Danny Bonaduce 1959-2009, and Beyond … Probably
He puffs a cigarette, which is actually an electronic device that produces nicotine vapor. He’s quitting real smoking while training for the Canseco fight. These days when he goes to bars, it’s with a strict three-drink limit. He’s been diagnosed more than once as bipolar (“They prescribe Lithium before I sit down”) but isn’t being treated for it pharmaceutically. He’ll tell you he hasn’t even seen cocaine in 20 years (the last time he was arrested on a coke charge was in 1990), though during his heart-crushing 2005-’06 reality TV series Breaking Bonaduce, which chronicled the explosion of his marriage, he abused Vicodin, chugged vodka from the bottle, and injected himself with steroids.
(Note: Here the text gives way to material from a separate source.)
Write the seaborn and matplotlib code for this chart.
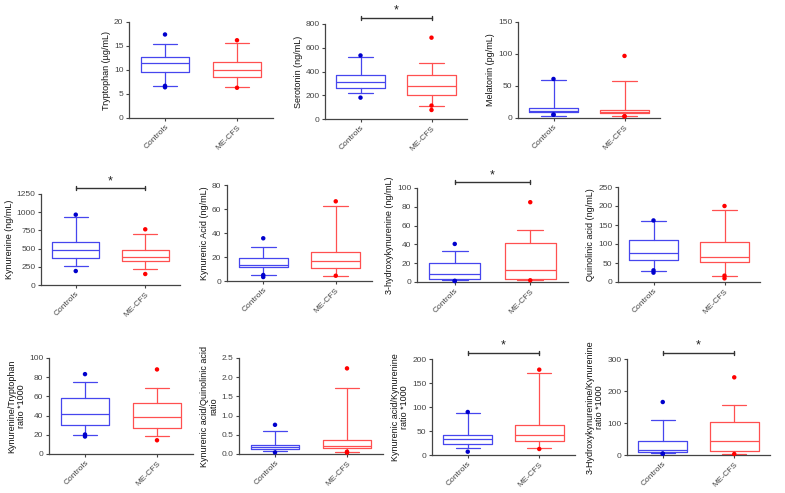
import numpy as np
import pandas as pd
import matplotlib
matplotlib.use("Agg")
import matplotlib.pyplot as plt
import matplotlib.transforms as mtransforms
import seaborn as sns

sns.set_style("ticks")
plt.rcParams['font.family'] = ['Liberation Sans', 'DejaVu Sans']

groups = ["Controls", "ME-CFS"]
colors = {"Controls": "#4646ee", "ME-CFS": "#ff5050"}
dot_colors = {"Controls": "#0000cc", "ME-CFS": "#ff0000"}

# box stats per group: [whisker low, q1, median, q3, whisker high]
trp_ctrl = [6.6, 9.6, 11.5, 12.8, 15.4]
trp_cfs = [6.4, 8.5, 10.1, 11.7, 15.6]
trp_out_ctrl = [17.4, 6.7, 6.4]
trp_out_cfs = [16.2, 6.3]

ser_ctrl = [222, 265, 310, 372, 518]
ser_cfs = [113, 200, 276, 372, 468]
ser_out_ctrl = [535, 180]
ser_out_cfs = [685, 113, 76]

mel_ctrl = [3.7, 8.9, 11.0, 16.2, 59]
mel_cfs = [2.6, 7.3, 9.4, 12.0, 57.5]
mel_out_ctrl = [61, 5.2, 5.2]
mel_out_cfs = [97, 2.6, 2.6]

kyn_ctrl = [256, 371, 481, 591, 934]
kyn_cfs = [220, 330, 385, 476, 696]
kyn_out_ctrl = [966, 192]
kyn_out_cfs = [765, 151]

ka_ctrl = [4.7, 11.4, 13.6, 18.9, 28.3]
ka_cfs = [4.4, 10.8, 16.9, 23.9, 62.2]
ka_out_ctrl = [35.6, 5.0, 3.3]
ka_out_cfs = [66.4, 4.4]

hk_ctrl = [2.1, 3.2, 8.5, 20.4, 32.7]
hk_cfs = [1.8, 3.2, 12.7, 41.2, 55.3]
hk_out_ctrl = [40.5, 1.1, 1.1]
hk_out_cfs = [84.9, 1.8]

qa_ctrl = [29.8, 58.8, 77.2, 109.6, 161.4]
qa_cfs = [15.8, 53.5, 66.7, 106, 190]
qa_out_ctrl = [162, 30.7, 24.6]
qa_out_cfs = [200, 16.7, 9.6]

kt_ctrl = [19.9, 30.4, 41.3, 58.7, 74.8]
kt_cfs = [18.9, 27.6, 38.1, 52.8, 69.2]
kt_out_ctrl = [83.2, 20.3, 18.2]
kt_out_cfs = [88.1, 14.3]

kaqa_ctrl = [0.08, 0.12, 0.18, 0.245, 0.61]
kaqa_cfs = [0.06, 0.16, 0.22, 0.36, 1.73]
kaqa_out_ctrl = [0.76, 0.04]
kaqa_out_cfs = [2.23, 0.06, 0.035]

kak_ctrl = [13.9, 23, 34, 41, 88]
kak_cfs = [14.6, 28.5, 41.7, 62.5, 170.8]
kak_out_ctrl = [89.6, 6.9]
kak_out_cfs = [177.8, 12.5]

hkk_ctrl = [5.2, 8.3, 16.7, 43.8, 109]
hkk_cfs = [4.2, 12.5, 44.8, 103, 156]
hkk_out_ctrl = [165.6, 4.2, 4.2]
hkk_out_cfs = [242.7, 3.1]

panels = [
    # ylabel, ctrl, cfs, out ctrl, out cfs, yticks, significant, axes box (px: left, top, right, bottom)
    ("Tryptophan (µg/mL)", trp_ctrl, trp_cfs, trp_out_ctrl, trp_out_cfs, [0, 5, 10, 15, 20], False, (129, 22, 273, 118)),
    ("Serotonin (ng/mL)", ser_ctrl, ser_cfs, ser_out_ctrl, ser_out_cfs, [0, 200, 400, 600, 800], True, (325, 24, 467, 119)),
    ("Melatonin (pg/mL)", mel_ctrl, mel_cfs, mel_out_ctrl, mel_out_cfs, [0, 50, 100, 150], False, (518, 22, 660, 118)),
    ("Kynurenine (ng/mL)", kyn_ctrl, kyn_cfs, kyn_out_ctrl, kyn_out_cfs, [0, 250, 500, 750, 1000, 1250], True, (41, 194, 180, 285)),
    ("Kynurenic Acid (ng/mL)", ka_ctrl, ka_cfs, ka_out_ctrl, ka_out_cfs, [0, 20, 40, 60, 80], False, (227, 185, 372, 281)),
    ("3-hydroxykynurenine (ng/mL)", hk_ctrl, hk_cfs, hk_out_ctrl, hk_out_cfs, [0, 20, 40, 60, 80, 100], True, (417, 188, 568, 282)),
    ("Quinolinic acid (ng/mL)", qa_ctrl, qa_cfs, qa_out_ctrl, qa_out_cfs, [0, 50, 100, 150, 200, 250], False, (618, 187, 760, 282)),
    ("Kynurenine/Tryptophan\nratio *1000", kt_ctrl, kt_cfs, kt_out_ctrl, kt_out_cfs, [0, 20, 40, 60, 80, 100], False, (49, 358, 193, 454)),
    ("Kynurenic acid/Quinolinic acid\nratio", kaqa_ctrl, kaqa_cfs, kaqa_out_ctrl, kaqa_out_cfs, [0.0, 0.5, 1.0, 1.5, 2.0, 2.5], False, (239, 358, 383, 454)),
    ("Kynurenic acid/Kynurenine\nratio *1000", kak_ctrl, kak_cfs, kak_out_ctrl, kak_out_cfs, [0, 50, 100, 150, 200], True, (432, 359, 575, 455)),
    ("3-Hydroxykynurenine/Kynurenine\nratio *1000", hkk_ctrl, hkk_cfs, hkk_out_ctrl, hkk_out_cfs, [0, 100, 200, 300], True, (627, 359, 770, 455)),
]

W, H = 785, 493
fig = plt.figure(figsize=(W / 100, H / 100), dpi=100)
axis_col = "#444444"

for ylabel, ctrl, cfs, out_c, out_m, yticks, sig, box in panels:
    l, t, r, b = box
    ax = fig.add_axes([l / W, 1 - b / H, (r - l) / W, (b - t) / H])

    # outlier dots through seaborn
    pts = pd.DataFrame({"group": ["Controls"] * len(out_c) + ["ME-CFS"] * len(out_m),
                        "value": list(out_c) + list(out_m)})
    sns.stripplot(data=pts, x="group", y="value", hue="group", order=groups,
                  palette=dot_colors, jitter=False, size=3.2, linewidth=0,
                  legend=False, ax=ax, zorder=3, clip_on=False)

    for pos, (g, s) in enumerate(zip(groups, [ctrl, cfs])):
        st = [dict(whislo=s[0], q1=s[1], med=s[2], q3=s[3], whishi=s[4], fliers=[])]
        c = colors[g]
        ax.bxp(st, positions=[pos], widths=0.68, showfliers=False,
               boxprops=dict(color=c, lw=0.9), medianprops=dict(color=c, lw=0.9),
               whiskerprops=dict(color=c, lw=0.9), capprops=dict(color=c, lw=0.9),
               capwidths=0.34, manage_ticks=False)

    ax.set_xlim(-0.5, 1.5)
    ax.set_ylim(0, yticks[-1])
    ax.set_yticks(yticks)
    if isinstance(yticks[1], float):
        ax.set_yticklabels([f"{v:.1f}" for v in yticks])
    ax.set_xticks([0, 1])
    ax.set_xticklabels(groups, rotation=45, ha="right", rotation_mode="anchor")
    ax.set_xlabel("")
    ax.set_ylabel(ylabel, fontsize=6.5, color="#111111", labelpad=2, linespacing=1.1)
    ax.tick_params(labelsize=6, colors=axis_col, length=2.5, width=0.8, pad=1.5)
    for sp in ["left", "bottom"]:
        ax.spines[sp].set_color(axis_col)
        ax.spines[sp].set_linewidth(0.9)
    sns.despine(ax=ax)

    if sig:
        tr = mtransforms.blended_transform_factory(ax.transData, ax.transAxes)
        ax.plot([0, 1], [1.065, 1.065], color="#333333", lw=1, transform=tr, clip_on=False)
        for xx in [0, 1]:
            ax.plot([xx, xx], [1.045, 1.085], color="#333333", lw=1, transform=tr, clip_on=False)
        ax.text(0.5, 1.075, "*", transform=tr, ha="center", va="bottom", fontsize=9, color="#222222")

fig.savefig("out.png", dpi=100)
“I don’t think I ever took drugs or drank to mask pain,” he tells me after the morning show ends. “I’m not completely averse to pain. If you live a life with no pain, how do you measure pleasure? You know, I believe it was Socrates who said an unexamined life is not worth living. Well, my life has been examined, and it’s covered in scars, in full steel, titanium and brass.” Here, he gives a tour of the metal inserted into his body to support broken bones.
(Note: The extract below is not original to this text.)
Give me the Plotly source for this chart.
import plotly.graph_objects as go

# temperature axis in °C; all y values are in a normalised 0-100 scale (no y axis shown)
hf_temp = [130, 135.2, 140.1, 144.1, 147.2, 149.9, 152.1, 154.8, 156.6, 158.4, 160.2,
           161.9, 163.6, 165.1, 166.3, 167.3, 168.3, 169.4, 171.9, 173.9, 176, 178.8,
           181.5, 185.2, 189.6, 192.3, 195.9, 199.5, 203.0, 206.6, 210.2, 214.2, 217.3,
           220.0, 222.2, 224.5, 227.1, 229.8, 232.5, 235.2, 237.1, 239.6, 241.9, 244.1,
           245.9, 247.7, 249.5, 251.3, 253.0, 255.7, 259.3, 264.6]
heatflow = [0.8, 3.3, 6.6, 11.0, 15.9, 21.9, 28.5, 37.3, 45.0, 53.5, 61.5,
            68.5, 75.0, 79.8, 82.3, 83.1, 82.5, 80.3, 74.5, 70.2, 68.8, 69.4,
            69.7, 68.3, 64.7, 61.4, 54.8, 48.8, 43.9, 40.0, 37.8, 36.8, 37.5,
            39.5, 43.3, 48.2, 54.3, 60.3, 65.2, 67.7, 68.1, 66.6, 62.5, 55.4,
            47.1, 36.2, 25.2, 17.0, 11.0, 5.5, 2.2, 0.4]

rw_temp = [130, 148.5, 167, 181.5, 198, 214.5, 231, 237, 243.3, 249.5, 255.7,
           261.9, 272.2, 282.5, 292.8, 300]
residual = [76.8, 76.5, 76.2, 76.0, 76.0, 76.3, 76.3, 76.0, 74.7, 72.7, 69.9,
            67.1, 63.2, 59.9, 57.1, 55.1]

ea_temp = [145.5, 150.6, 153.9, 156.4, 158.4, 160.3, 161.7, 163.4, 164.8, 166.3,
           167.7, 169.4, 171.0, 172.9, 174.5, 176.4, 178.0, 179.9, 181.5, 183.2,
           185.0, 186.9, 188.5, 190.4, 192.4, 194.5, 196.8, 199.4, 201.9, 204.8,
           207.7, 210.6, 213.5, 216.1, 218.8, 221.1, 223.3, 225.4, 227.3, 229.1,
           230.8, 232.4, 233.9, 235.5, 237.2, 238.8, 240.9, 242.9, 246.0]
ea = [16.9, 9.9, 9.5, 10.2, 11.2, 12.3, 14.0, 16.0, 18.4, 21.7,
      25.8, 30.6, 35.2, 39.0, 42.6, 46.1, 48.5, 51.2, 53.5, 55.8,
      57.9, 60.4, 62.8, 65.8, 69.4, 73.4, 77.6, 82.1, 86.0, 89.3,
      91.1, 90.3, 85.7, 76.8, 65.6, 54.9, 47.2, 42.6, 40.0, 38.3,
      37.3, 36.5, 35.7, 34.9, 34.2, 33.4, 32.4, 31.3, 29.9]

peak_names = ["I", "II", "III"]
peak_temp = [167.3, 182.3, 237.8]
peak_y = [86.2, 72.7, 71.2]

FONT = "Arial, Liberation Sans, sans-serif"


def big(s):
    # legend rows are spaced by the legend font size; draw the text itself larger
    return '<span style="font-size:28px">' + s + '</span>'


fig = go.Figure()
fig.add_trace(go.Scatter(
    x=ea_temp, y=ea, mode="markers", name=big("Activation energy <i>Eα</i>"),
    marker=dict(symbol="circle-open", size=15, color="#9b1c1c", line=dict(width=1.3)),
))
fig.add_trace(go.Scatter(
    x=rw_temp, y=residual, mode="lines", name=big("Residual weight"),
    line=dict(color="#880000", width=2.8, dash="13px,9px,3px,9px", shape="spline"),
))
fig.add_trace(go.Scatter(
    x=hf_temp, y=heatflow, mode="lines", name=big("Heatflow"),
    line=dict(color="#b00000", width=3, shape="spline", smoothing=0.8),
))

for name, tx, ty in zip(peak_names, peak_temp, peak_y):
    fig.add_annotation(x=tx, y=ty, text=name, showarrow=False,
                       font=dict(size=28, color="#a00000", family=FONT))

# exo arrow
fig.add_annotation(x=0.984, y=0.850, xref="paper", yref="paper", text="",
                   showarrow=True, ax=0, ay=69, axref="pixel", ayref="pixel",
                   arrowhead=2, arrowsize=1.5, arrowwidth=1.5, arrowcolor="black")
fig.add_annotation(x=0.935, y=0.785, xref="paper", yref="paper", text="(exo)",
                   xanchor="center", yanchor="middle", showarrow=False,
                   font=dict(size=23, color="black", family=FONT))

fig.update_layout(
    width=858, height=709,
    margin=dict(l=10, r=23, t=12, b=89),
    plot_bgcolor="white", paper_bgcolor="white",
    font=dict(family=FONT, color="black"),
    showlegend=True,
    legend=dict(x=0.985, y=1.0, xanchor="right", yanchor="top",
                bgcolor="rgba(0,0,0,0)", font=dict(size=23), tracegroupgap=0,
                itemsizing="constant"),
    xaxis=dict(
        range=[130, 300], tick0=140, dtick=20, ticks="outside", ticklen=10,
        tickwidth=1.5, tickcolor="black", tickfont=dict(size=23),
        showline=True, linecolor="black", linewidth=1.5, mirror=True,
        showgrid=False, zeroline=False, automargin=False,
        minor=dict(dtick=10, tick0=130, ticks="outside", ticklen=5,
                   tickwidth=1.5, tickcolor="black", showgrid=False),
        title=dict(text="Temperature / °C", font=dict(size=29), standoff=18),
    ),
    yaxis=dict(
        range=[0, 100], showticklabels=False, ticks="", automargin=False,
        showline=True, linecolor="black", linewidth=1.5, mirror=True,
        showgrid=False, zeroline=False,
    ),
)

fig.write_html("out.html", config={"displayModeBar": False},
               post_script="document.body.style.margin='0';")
Danny Bonaduce is a complicated man who wants to be known as a complicated man: as a menace and a mensch; as a black-belt martial artist and a well-read thinker with a library inside his head and an IQ of 156; as a recovering drug addict who’s now hooked on work; as a briefly homeless person and generous millionaire; as a sentimental romantic who, everybody knows, doesn’t give a crap. Or take any. Of course, he really is all of these things.
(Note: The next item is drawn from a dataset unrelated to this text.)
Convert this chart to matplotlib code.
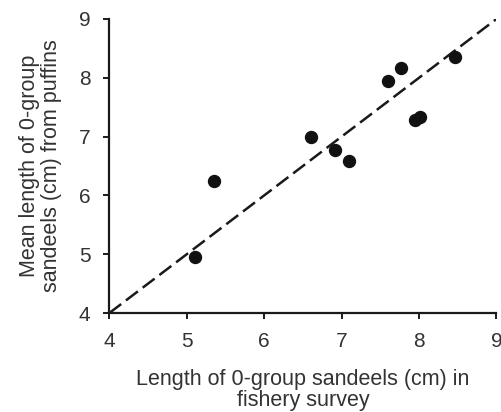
import matplotlib.pyplot as plt

plt.rcParams['font.family'] = ['Liberation Sans', 'DejaVu Sans']

# fishery survey length vs puffin-delivered length (cm)
survey_len = [5.11, 5.35, 6.60, 6.92, 7.10, 7.60, 7.77, 7.95, 8.01, 8.47]
puffin_len = [4.95, 6.25, 6.99, 6.78, 6.59, 7.94, 8.17, 7.28, 7.33, 8.36]
ticks = [4, 5, 6, 7, 8, 9]
text_col = '#333333'

fig = plt.figure(figsize=(5.01, 4.12), dpi=100)
ax = fig.add_axes([0.218, 0.240, 0.773, 0.714])

# 1:1 line
ax.plot([4, 9], [4, 9], ls=(0, (6, 2.4)), color='#1a1a1a', lw=1.8, zorder=2)
ax.plot(survey_len, puffin_len, 'o', color='#111111', ms=8.6, zorder=3)

ax.set_xlim(4, 9)
ax.set_ylim(4, 9)
ax.set_xticks(ticks)
ax.set_yticks(ticks)
for s in ['top', 'right']:
    ax.spines[s].set_visible(False)
for s in ['left', 'bottom']:
    ax.spines[s].set_linewidth(1.6)
    ax.spines[s].set_color('#1a1a1a')
ax.tick_params(direction='out', length=4.5, width=1.4, labelsize=15,
               labelcolor=text_col, color='#1a1a1a')
ax.tick_params(axis='x', pad=9)
ax.tick_params(axis='y', pad=9)

ax.set_xlabel('Length of 0-group sandeels (cm) in\nfishery survey',
              fontsize=15.5, color=text_col, labelpad=13, linespacing=1.0)
ax.set_ylabel('Mean length of 0-group\nsandeels (cm) from puffins',
              fontsize=15.5, color=text_col, labelpad=12, linespacing=1.05)

fig.savefig('out.png', dpi=100)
“If you challenge him, he won’t back down,” says Shila Nathan, one of his on-air sidekicks. “I’ve kicked him in the balls on a dare.”
He became the WYSP morning guy in November, returning to his native Philadelphia, the bad-boy child star turning 50 this year, divorced from an 18-year marriage, with yet another fresh start, a new set of angels watching over him, and a new generation of fans hoping he makes it, or at least flames out as entertainingly as always.
Rewind: Bonaduce is scrutinizing a contract again, but this time it’s not on the radio. It’s in the pilot episode of The Partridge Family, filmed when Danny was nine and aired in the fall of 1970.
“I’m sorry, Mr. Kincaid, but naturally I have to look over the fine print. After all, we’ve both agreed that our record will gross millions,” he says. The Partridge Family lasted four seasons, and a generation — the Obama generation, really — had freckled, redheaded Danny Partridge as a TV buddy.
The Bonaduce family had arrived in Hollywood from Broomall when Danny was four. They had deep Philly roots. Bonaduce’s grandfather, Jack Steck, was a TV and radio pioneer at WCAU and WFIL who helped Ed McMahon and Dick Clark get their starts, in the 1950s. One of Steck’s daughters, Jacqueline, taught journalism at Temple for 45 years. His daughter Elizabeth married Joe Bonaduce, who worked at the Philadelphia Zoo. One of Joe’s side gigs was doing kiddie TV shows with animals.